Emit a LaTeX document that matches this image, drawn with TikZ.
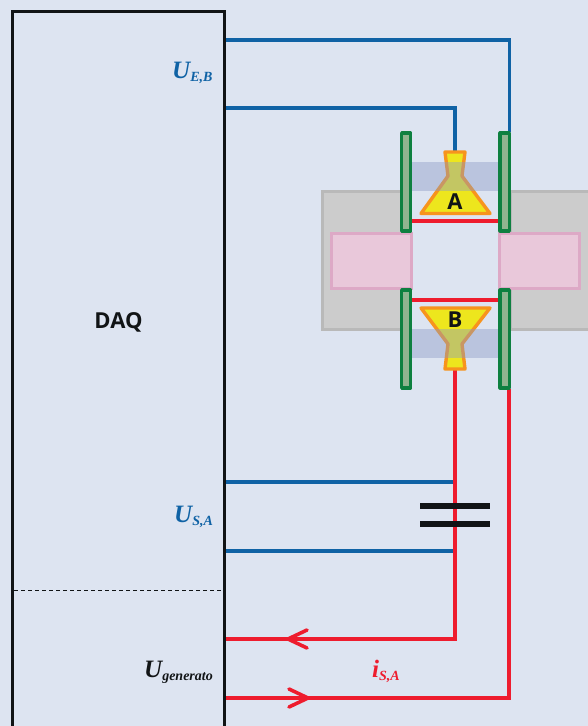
\documentclass[tikz,border=0pt]{standalone}
\usepackage{fontspec}
\setmainfont{Liberation Serif}
\newfontfamily\lblsans{Open Sans}
\usetikzlibrary{calc}
\definecolor{bgc}{HTML}{DDE4F1}
\definecolor{bluew}{HTML}{0F62A5}
\definecolor{redw}{HTML}{EE1C2E}
\definecolor{blk}{HTML}{111416}
\definecolor{grn}{HTML}{0E8040}
\definecolor{grnf}{HTML}{90B48F}
\definecolor{org}{HTML}{F7941D}
\definecolor{yel}{HTML}{EDE61D}
\definecolor{grayf}{HTML}{CCCCCC}
\definecolor{grayd}{HTML}{B9B9B9}
\definecolor{pinkf}{HTML}{E9C8DA}
\definecolor{pinkd}{HTML}{DDA9C6}
\definecolor{band}{HTML}{8A9AC6}
\tikzset{
  x=1pt,y=-1pt,
  bluewire/.style={draw=bluew,line width=3.6pt,line join=miter},
  redwire/.style={draw=redw,line width=3.6pt,line join=miter},
  chevron/.style={draw=redw,line width=3.6pt,line cap=round,line join=miter},
  plate/.style={draw=grn,fill=grnf,line width=3.2pt,line join=round},
  polebox/.style={draw=pinkd,fill=pinkf,line width=3pt},
  cone/.style={draw=org,fill=yel,line width=3.4pt,line join=round},
  bandbox/.style={fill=band,fill opacity=0.42},
  capbar/.style={fill=blk},
  lbl/.style={font=\fontsize{25}{26}\selectfont\bfseries\itshape,inner sep=0pt},
  sanslbl/.style={font=\fontsize{22}{24}\selectfont\lblsans\bfseries,text=blk,inner sep=0pt},
}
\newcommand{\subl}[1]{\raisebox{-3.5pt}{\fontsize{14}{16}\selectfont #1}}
\begin{document}
\begin{tikzpicture}
\useasboundingbox (0,0) rectangle (588,726);
\fill[bgc] (0,0) rectangle (588,726);
% yoke
\begin{scope}
\clip (0,0) rectangle (588,726);
\draw[draw=grayd,fill=grayf,line width=3pt] (322.5,191) -- (401,191) -- (401,329) -- (322.5,329) -- cycle;
\draw[draw=grayd,fill=grayf,line width=3pt] (600,191) -- (510,191) -- (510,329) -- (600,329) -- cycle;
\end{scope}
\draw[polebox] (331.5,233) rectangle (411,288);
\draw[polebox] (499,233) rectangle (579.5,288);
% coordinates
\coordinate (daqtop) at (225,40);
\coordinate (daqub) at (225,108);
\coordinate (conetipA) at (455,152);
\coordinate (plateRtop) at (509.5,132);
\coordinate (conetipB) at (455,369);
\coordinate (plateRbot) at (509,389);
\coordinate (capa) at (455,482);
\coordinate (capb) at (455,551);
\coordinate (daqsa) at (225,482);
\coordinate (daqsb) at (225,551);
\coordinate (daqgi) at (225,639);
\coordinate (daqgo) at (225,698);
% wires
\draw[bluewire] (daqtop) -| (plateRtop);
\draw[bluewire] (daqub) -| (conetipA);
\draw[bluewire] (daqsa) -- (capa);
\draw[bluewire] (daqsb) -- (capb);
\draw[redwire] (conetipB) |- (daqgi);
\draw[redwire] (plateRbot) |- (daqgo);
% sensors
\draw[cone] (445,152) -- (465,152) -- (462,176) -- (490,213.5) -- (421,213.5) -- (448,176) -- cycle;
\draw[cone] (445,369) -- (465,369) -- (462,344) -- (490,308) -- (421,308) -- (448,344) -- cycle;
\fill[bandbox] (412,162) rectangle (498,191);
\fill[bandbox] (412,329) rectangle (498,358);
\draw[redwire] (412,221) -- (498,221);
\draw[redwire] (412,300) -- (498,300);
\draw[plate] (401.6,133) rectangle (410.6,231);
\draw[plate] (500,133) rectangle (509.4,231);
\draw[plate] (401.6,290) rectangle (410.6,388);
\draw[plate] (500,290) rectangle (509.4,388);
\node[sanslbl] (labA) at (455,202) {A};
\node[sanslbl] (labB) at (455,320) {B};
% capacitor
\fill[capbar] (420,503) rectangle (490,509);
\fill[capbar] (420,521) rectangle (490,527);
% arrowheads
\coordinate (tipi) at (288,639);
\coordinate (tipo) at (308,698);
\draw[chevron] ($(tipi)+(19,-9)$) -- (tipi) -- ($(tipi)+(19,9)$);
\draw[chevron] ($(tipo)+(-19,-9)$) -- (tipo) -- ($(tipo)+(-19,9)$);
% DAQ box
\draw[blk,line width=3.8pt] (12.5,740) -- (12.5,11.5) -- (224.5,11.5) -- (224.5,740);
\draw[blk,line width=1pt,dash pattern=on 4pt off 3pt] (14,590) -- (223,590);
\node[sanslbl] (daq) at (118.5,322) {DAQ};
% labels
\node[lbl,text=bluew,anchor=base west] (ueb) at (172,78) {U\subl{E,B}};
\node[lbl,text=bluew,anchor=base west] (usa) at (174,522) {U\subl{S,A}};
\node[lbl,text=blk,anchor=base west] (ug) at (144,677) {U\subl{generato}};
\node[lbl,text=redw,anchor=base west] (isa) at (372,677) {i\subl{S,A}};
\end{tikzpicture}
\end{document}
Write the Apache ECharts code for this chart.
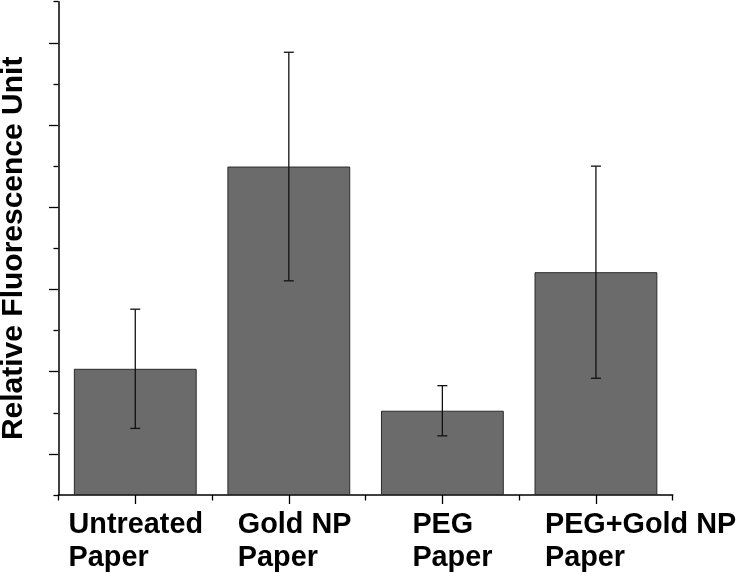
<!DOCTYPE html>
<html>
<head>
<meta charset="utf-8">
<script src="https://cdn.jsdelivr.net/npm/echarts@6/dist/echarts.min.js"></script>
<style>
html,body{margin:0;padding:0;background:#fff;}
#chart{width:740px;height:578px;}
</style>
</head>
<body>
<div id="chart"></div>
<script>
// ---- data ----
const categories = ['Untreated\nPaper', 'Gold NP\nPaper', 'PEG\nPaper', 'PEG+Gold NP\nPaper'];
const means = [3.07, 7.99, 2.05, 5.42];
const errors = [1.45, 2.78, 0.61, 2.58];
const yMajorTicks = [1, 3, 5, 7, 9, 11];
const yMinorTicks = [0, 2, 4, 6, 8, 10, 12];
const yTitle = 'Relative Fluorescence Unit';

// ---- layout (label block widths, px) ----
const labelBlockWidths = [133.4, 102, 60, 102];
const FONT = '"Liberation Sans", Arial, Helvetica, sans-serif';

const rich = {};
labelBlockWidths.forEach((w, i) => {
  rich['w' + i] = { width: w, align: 'left', fontSize: 28.8, fontWeight: 'bold',
    fontFamily: FONT, color: '#000', lineHeight: 33.3 };
});

const errData = categories.map((c, i) => [i, means[i] - errors[i], means[i] + errors[i]]);

const chart = echarts.init(document.getElementById('chart'), null, { renderer: 'canvas' });
chart.setOption({
  animation: false,
  backgroundColor: '#fff',
  grid: { left: 58.5, right: 67.3, top: 1.7, bottom: 83, containLabel: false, outerBoundsMode: 'none' },
  xAxis: [{
    type: 'category', data: categories, position: 'bottom',
    axisLine: { show: true, lineStyle: { color: '#000', width: 1.5 } },
    axisTick: { show: true, length: 5.5, lineStyle: { color: '#000', width: 1.3 } },
    axisLabel: {
      interval: 0, margin: 13, align: 'center', hideOverlap: false,
      formatter: (v, i) => v.split('\n').map(l => '{w' + i + '|' + l + '}').join('\n'),
      rich: rich
    }
  }, {
    type: 'category', data: categories, position: 'bottom',
    axisLine: { show: false },
    axisTick: { show: true, alignWithLabel: true, length: 9, lineStyle: { color: '#000', width: 1.3 } },
    axisLabel: { show: false }
  }],
  yAxis: [{
    type: 'value', min: 0, max: 12, interval: 1, position: 'left',
    name: yTitle, nameLocation: 'middle', nameGap: 30,
    nameTextStyle: { fontSize: 30, fontWeight: 'bold', fontFamily: FONT, color: '#000' },
    axisLine: { show: true, lineStyle: { color: '#000', width: 1.5 } },
    axisTick: { show: true, length: 9.5, customValues: yMajorTicks, lineStyle: { color: '#000', width: 1.3 } },
    axisLabel: { show: false },
    splitLine: { show: false }
  }, {
    type: 'value', min: 0, max: 12, interval: 1, position: 'left',
    axisLine: { show: false },
    axisTick: { show: true, length: 5, customValues: yMinorTicks, lineStyle: { color: '#000', width: 1.3 } },
    axisLabel: { show: false },
    splitLine: { show: false }
  }],
  series: [{
    type: 'bar', data: means, xAxisIndex: 0, yAxisIndex: 0,
    barCategoryGap: '20%',
    itemStyle: { color: '#6b6b6b', borderColor: '#2a2a2a', borderWidth: 1 },
    z: 2
  }, {
    type: 'custom', data: errData, xAxisIndex: 0, yAxisIndex: 0,
    encode: { x: 0, y: [1, 2] },
    z: 5,
    renderItem: function (params, api) {
      const x = api.value(0);
      const lo = api.coord([x, api.value(1)]);
      const hi = api.coord([x, api.value(2)]);
      const hw = 5;
      const st = { stroke: '#111', lineWidth: 1.3 };
      return {
        type: 'group',
        children: [
          { type: 'line', shape: { x1: lo[0], y1: lo[1], x2: hi[0], y2: hi[1] }, style: st },
          { type: 'line', shape: { x1: hi[0] - hw, y1: hi[1], x2: hi[0] + hw, y2: hi[1] }, style: st },
          { type: 'line', shape: { x1: lo[0] - hw, y1: lo[1], x2: lo[0] + hw, y2: lo[1] }, style: st }
        ]
      };
    }
  }]
});
</script>
</body>
</html>
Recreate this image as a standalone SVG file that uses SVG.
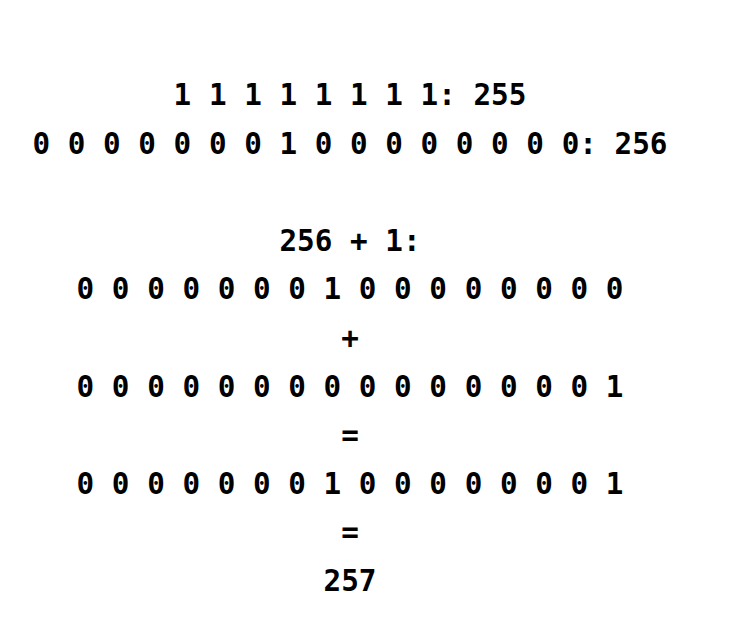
<svg xmlns="http://www.w3.org/2000/svg" width="730" height="643" viewBox="0 0 730 643">
<style>
text{font-family:"DejaVu Sans Mono","Liberation Mono",monospace;font-weight:bold;font-size:29.3px;fill:#000;text-anchor:middle}
</style>
<rect width="730" height="643" fill="#fff"/>
<g id="lines">
<text x="350" y="105">1 1 1 1 1 1 1 1: 255</text>
<text x="350" y="153.6">0 0 0 0 0 0 0 1 0 0 0 0 0 0 0 0: 256</text>
<text x="350" y="250.8">256 + 1:</text>
<text x="350" y="299.4">0 0 0 0 0 0 0 1 0 0 0 0 0 0 0 0</text>
<text x="350" y="348">+</text>
<text x="350" y="396.6">0 0 0 0 0 0 0 0 0 0 0 0 0 0 0 1</text>
<text x="350" y="445.2">=</text>
<text x="350" y="493.8">0 0 0 0 0 0 0 1 0 0 0 0 0 0 0 1</text>
<text x="350" y="542.4">=</text>
<text x="350" y="591">257</text>
</g>
</svg>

※

Goal of the exercise:
Set down nothing but the lines from the one holding "Write the Apache ECharts code for this chart." through the one holding "const errData = categories.map((c, i)", both included, exactly as they appear; any picture is left out.

Exercise solution:
Write the Apache ECharts code for this chart.
<!DOCTYPE html>
<html>
<head>
<meta charset="utf-8">
<script src="https://cdn.jsdelivr.net/npm/echarts@6/dist/echarts.min.js"></script>
<style>
html,body{margin:0;padding:0;background:#fff;}
#chart{width:740px;height:578px;}
</style>
</head>
<body>
<div id="chart"></div>
<script>
// ---- data ----
const categories = ['Untreated\nPaper', 'Gold NP\nPaper', 'PEG\nPaper', 'PEG+Gold NP\nPaper'];
const means = [3.07, 7.99, 2.05, 5.42];
const errors = [1.45, 2.78, 0.61, 2.58];
const yMajorTicks = [1, 3, 5, 7, 9, 11];
const yMinorTicks = [0, 2, 4, 6, 8, 10, 12];
const yTitle = 'Relative Fluorescence Unit';

// ---- layout (label block widths, px) ----
const labelBlockWidths = [133.4, 102, 60, 102];
const FONT = '"Liberation Sans", Arial, Helvetica, sans-serif';

const rich = {};
labelBlockWidths.forEach((w, i) => {
  rich['w' + i] = { width: w, align: 'left', fontSize: 28.8, fontWeight: 'bold',
    fontFamily: FONT, color: '#000', lineHeight: 33.3 };
});

const errData = categories.map((c, i) => [i, means[i] - errors[i], means[i] + errors[i]]);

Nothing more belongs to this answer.